I saw my ex a few weeks after the photo was posted. He felt the need to let me know that neither her nor his family appreciated the photo. I immediately felt bad. I never imagined it would have been taken as disrespectful. I apologized for the misconception the image produced, but I couldn’t apologize for my motivation behind it.
When something abruptly changes the course of your life, like an engagement or a birth, you celebrate. You imagine all of the future celebrations. The children that will follow, the homes you will buy, the life you will live together. But when something that changes your course of life in a so-called negative way, like a divorce, there are no celebrations. There are no remembrances. This is no imaging the future life you will now have. The advice people give you is to “get over it.” How do you get over something that everyone desperately tries to sweep under the rug. Tries to hide away from you, in order to “protect you”. No one mentions it, so as to not “embarrass” you. Everyone forgets, to “help” you move on.

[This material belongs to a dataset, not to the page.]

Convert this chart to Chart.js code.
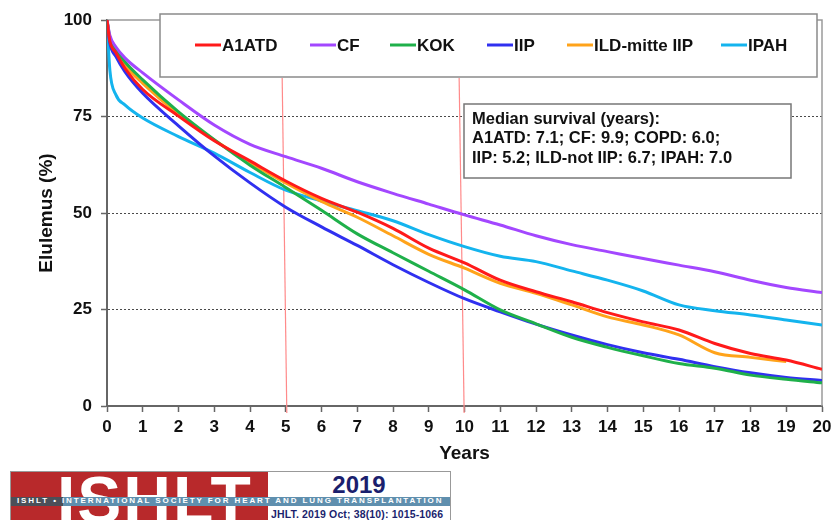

Each family member had our “Save the Date” magnet proudly displayed on their fridges. Each week, as I would absentmindedly go to the fridge to grab a snack, I would notice the glaringly obvious void where the magnet had been removed. In kitchens across New Jersey, everyone was erasing that day. I simply wanted to replace that image with something else. An image of me, in the woods, lighting a fire, saying: I’m always going to rise no matter how heavy the weight.
I don’t want to forget anything. Not the engagement nor the breakup. It is all a part of my story. I want to own it, embrace it. And then I want to move forward and try it all again. I still believe in love. I still believe I will wear my mothers veil one day. Just not on December 5th.